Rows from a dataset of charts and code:

•••

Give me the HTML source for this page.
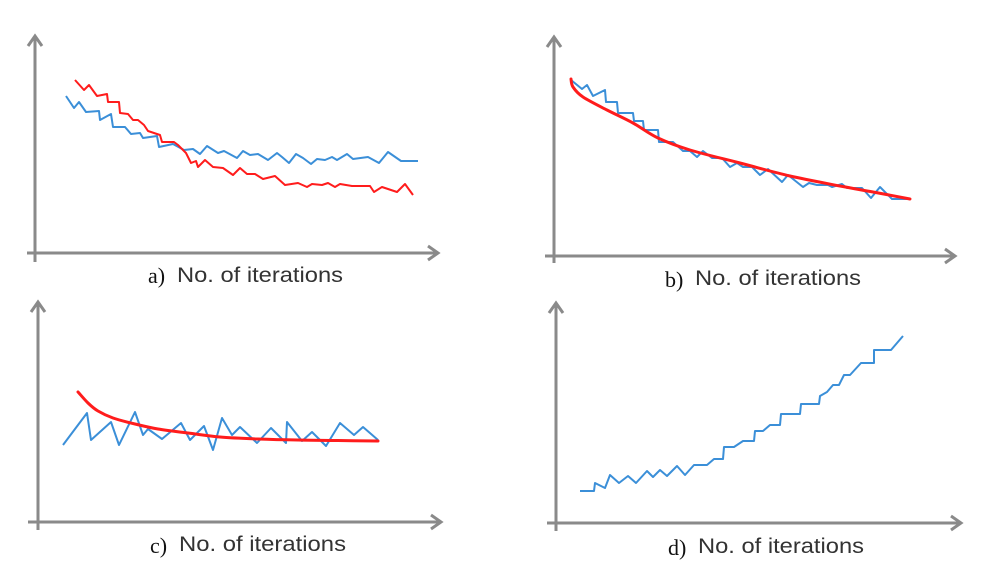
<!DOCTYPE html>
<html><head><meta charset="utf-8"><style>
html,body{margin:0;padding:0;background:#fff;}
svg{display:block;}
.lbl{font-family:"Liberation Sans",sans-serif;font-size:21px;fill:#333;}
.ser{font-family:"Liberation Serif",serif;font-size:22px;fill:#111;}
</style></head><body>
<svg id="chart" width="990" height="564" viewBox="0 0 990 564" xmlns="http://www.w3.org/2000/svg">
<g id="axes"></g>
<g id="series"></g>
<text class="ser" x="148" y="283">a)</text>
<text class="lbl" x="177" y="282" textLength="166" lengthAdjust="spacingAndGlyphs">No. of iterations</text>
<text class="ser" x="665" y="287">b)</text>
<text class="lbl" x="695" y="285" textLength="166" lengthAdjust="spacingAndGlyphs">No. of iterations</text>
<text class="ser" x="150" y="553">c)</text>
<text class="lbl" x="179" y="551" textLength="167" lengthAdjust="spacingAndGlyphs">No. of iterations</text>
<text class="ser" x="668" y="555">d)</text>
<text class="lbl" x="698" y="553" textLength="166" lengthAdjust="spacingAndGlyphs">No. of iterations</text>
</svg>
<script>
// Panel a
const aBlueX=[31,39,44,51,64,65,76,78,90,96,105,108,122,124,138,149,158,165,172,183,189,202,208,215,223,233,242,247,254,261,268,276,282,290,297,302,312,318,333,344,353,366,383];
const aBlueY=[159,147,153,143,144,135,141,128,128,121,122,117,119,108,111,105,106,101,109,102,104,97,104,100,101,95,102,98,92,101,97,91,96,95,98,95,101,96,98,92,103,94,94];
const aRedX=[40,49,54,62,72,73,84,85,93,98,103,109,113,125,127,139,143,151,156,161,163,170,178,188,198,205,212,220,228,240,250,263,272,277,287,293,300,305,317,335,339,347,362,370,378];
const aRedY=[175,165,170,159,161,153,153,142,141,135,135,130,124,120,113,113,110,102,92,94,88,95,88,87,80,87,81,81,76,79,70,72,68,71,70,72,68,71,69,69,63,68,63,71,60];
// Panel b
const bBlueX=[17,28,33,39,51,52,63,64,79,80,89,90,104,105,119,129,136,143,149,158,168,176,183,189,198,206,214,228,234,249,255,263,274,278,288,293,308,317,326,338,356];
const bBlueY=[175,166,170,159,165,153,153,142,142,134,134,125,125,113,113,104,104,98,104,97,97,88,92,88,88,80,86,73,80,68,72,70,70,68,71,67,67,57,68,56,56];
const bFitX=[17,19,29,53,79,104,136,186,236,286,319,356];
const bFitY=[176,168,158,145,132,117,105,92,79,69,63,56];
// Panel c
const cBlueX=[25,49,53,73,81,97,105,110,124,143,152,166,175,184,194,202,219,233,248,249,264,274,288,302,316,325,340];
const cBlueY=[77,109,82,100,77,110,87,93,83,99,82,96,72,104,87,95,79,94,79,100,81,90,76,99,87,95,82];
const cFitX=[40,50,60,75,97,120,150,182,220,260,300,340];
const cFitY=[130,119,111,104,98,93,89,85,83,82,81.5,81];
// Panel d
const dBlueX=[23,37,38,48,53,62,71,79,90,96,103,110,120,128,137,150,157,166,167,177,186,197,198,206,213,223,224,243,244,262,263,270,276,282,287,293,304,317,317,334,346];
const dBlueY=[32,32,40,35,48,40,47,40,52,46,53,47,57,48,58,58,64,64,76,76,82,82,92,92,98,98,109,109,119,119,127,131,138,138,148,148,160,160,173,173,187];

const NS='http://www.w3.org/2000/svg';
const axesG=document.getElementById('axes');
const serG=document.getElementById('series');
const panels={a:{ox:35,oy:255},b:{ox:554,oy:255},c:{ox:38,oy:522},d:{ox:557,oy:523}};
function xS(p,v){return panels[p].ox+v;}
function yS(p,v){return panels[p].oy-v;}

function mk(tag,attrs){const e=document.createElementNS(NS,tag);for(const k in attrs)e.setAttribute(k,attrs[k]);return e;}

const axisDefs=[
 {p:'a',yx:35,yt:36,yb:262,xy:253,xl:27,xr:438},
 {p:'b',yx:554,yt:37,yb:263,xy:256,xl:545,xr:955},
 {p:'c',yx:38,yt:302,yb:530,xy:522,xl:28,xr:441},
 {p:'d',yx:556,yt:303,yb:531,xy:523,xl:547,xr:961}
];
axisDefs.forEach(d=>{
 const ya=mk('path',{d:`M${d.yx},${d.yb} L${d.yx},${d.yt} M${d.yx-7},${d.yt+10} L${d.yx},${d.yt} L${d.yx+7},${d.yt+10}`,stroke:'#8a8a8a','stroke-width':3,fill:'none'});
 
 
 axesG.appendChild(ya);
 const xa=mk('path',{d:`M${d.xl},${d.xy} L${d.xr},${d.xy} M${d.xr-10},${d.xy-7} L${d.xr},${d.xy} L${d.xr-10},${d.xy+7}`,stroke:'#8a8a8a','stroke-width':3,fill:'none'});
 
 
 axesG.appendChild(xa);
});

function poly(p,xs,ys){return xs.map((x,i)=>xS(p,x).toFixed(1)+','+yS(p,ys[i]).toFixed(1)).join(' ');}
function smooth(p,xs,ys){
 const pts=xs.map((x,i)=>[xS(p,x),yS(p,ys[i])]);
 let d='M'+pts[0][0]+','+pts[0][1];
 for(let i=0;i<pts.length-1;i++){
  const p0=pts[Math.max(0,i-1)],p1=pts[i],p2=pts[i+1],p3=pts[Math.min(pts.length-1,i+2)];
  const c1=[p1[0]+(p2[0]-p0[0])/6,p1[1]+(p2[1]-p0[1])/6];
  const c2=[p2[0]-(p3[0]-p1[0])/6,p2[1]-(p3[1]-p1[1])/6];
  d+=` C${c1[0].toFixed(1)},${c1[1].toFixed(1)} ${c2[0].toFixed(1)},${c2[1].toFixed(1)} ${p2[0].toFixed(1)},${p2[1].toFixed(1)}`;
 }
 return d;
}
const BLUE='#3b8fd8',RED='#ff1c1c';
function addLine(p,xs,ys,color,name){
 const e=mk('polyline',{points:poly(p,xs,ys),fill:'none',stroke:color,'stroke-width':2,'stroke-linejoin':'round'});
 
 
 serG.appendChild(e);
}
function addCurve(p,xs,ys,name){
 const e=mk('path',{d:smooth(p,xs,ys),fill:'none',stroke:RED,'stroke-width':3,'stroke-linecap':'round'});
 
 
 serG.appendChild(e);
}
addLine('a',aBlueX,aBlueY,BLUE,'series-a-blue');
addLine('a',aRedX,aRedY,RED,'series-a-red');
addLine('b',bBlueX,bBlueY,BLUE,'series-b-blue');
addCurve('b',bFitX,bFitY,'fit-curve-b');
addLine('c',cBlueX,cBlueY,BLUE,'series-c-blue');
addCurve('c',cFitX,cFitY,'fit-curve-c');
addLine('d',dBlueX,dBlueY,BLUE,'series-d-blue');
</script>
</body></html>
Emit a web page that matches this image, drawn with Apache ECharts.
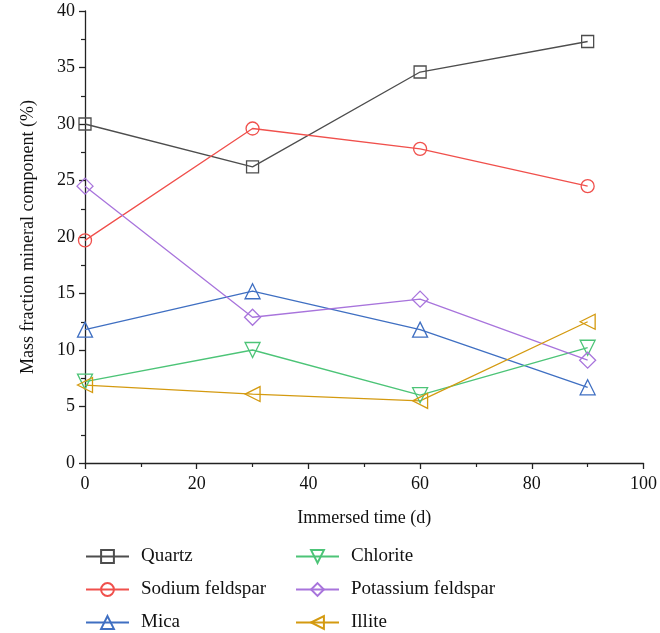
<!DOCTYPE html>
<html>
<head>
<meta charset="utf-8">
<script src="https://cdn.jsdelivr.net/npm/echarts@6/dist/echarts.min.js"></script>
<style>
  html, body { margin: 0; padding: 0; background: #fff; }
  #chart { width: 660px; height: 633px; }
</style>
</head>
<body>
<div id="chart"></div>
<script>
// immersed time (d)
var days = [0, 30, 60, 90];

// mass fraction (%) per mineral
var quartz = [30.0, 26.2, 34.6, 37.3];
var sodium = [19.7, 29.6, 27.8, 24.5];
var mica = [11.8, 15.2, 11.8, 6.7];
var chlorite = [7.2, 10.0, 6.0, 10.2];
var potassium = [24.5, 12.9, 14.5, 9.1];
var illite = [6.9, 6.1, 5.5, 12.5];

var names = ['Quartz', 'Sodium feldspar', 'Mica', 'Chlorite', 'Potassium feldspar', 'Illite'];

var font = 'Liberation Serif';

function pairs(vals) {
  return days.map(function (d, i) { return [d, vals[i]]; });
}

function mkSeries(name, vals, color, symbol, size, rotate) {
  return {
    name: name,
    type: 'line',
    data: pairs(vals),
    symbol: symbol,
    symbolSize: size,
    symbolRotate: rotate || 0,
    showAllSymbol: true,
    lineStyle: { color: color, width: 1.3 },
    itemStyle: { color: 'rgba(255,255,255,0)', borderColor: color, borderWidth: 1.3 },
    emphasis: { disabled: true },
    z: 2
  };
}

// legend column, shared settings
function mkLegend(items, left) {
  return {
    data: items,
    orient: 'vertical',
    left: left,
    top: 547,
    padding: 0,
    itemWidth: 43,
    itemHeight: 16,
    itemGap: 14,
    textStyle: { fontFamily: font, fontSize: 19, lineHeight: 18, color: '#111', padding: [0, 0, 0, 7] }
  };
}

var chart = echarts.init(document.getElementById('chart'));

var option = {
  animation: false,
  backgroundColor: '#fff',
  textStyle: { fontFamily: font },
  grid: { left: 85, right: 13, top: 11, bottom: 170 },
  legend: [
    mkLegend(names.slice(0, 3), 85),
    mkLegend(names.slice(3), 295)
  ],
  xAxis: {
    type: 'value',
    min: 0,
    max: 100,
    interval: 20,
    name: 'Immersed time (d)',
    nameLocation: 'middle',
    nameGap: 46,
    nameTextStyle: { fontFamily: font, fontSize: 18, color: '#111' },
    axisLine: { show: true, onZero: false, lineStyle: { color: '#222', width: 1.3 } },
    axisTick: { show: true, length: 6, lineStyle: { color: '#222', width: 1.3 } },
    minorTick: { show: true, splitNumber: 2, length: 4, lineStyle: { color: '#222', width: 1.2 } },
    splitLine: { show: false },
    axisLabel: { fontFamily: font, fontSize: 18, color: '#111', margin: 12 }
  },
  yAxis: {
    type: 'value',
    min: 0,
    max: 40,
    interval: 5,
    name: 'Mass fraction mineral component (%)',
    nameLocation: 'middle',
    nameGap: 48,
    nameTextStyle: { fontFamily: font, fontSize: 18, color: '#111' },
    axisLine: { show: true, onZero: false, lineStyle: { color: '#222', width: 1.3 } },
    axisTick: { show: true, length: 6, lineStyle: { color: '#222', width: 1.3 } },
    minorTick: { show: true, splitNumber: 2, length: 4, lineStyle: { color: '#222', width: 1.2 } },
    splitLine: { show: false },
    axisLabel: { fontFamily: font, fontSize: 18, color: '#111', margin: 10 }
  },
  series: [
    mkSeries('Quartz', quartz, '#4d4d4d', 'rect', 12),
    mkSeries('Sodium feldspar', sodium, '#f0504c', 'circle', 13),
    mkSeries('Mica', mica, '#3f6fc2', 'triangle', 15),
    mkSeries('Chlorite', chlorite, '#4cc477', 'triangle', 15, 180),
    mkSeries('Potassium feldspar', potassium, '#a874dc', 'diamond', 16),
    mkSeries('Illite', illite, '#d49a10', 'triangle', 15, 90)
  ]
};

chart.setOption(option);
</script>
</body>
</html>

•••

PROBLEM REQUIREMENTS: Copy nothing but the lines above that run from the one with "Emit a web page" to the one with "var chart = echarts.init(document.getElementById('chart'));", ends included; pictures stay out.

EXERCISE SOLUTION:
Emit a web page that matches this image, drawn with Apache ECharts.
<!DOCTYPE html>
<html>
<head>
<meta charset="utf-8">
<script src="https://cdn.jsdelivr.net/npm/echarts@6/dist/echarts.min.js"></script>
<style>
  html, body { margin: 0; padding: 0; background: #fff; }
  #chart { width: 660px; height: 633px; }
</style>
</head>
<body>
<div id="chart"></div>
<script>
// immersed time (d)
var days = [0, 30, 60, 90];

// mass fraction (%) per mineral
var quartz = [30.0, 26.2, 34.6, 37.3];
var sodium = [19.7, 29.6, 27.8, 24.5];
var mica = [11.8, 15.2, 11.8, 6.7];
var chlorite = [7.2, 10.0, 6.0, 10.2];
var potassium = [24.5, 12.9, 14.5, 9.1];
var illite = [6.9, 6.1, 5.5, 12.5];

var names = ['Quartz', 'Sodium feldspar', 'Mica', 'Chlorite', 'Potassium feldspar', 'Illite'];

var font = 'Liberation Serif';

function pairs(vals) {
  return days.map(function (d, i) { return [d, vals[i]]; });
}

function mkSeries(name, vals, color, symbol, size, rotate) {
  return {
    name: name,
    type: 'line',
    data: pairs(vals),
    symbol: symbol,
    symbolSize: size,
    symbolRotate: rotate || 0,
    showAllSymbol: true,
    lineStyle: { color: color, width: 1.3 },
    itemStyle: { color: 'rgba(255,255,255,0)', borderColor: color, borderWidth: 1.3 },
    emphasis: { disabled: true },
    z: 2
  };
}

// legend column, shared settings
function mkLegend(items, left) {
  return {
    data: items,
    orient: 'vertical',
    left: left,
    top: 547,
    padding: 0,
    itemWidth: 43,
    itemHeight: 16,
    itemGap: 14,
    textStyle: { fontFamily: font, fontSize: 19, lineHeight: 18, color: '#111', padding: [0, 0, 0, 7] }
  };
}

var chart = echarts.init(document.getElementById('chart'));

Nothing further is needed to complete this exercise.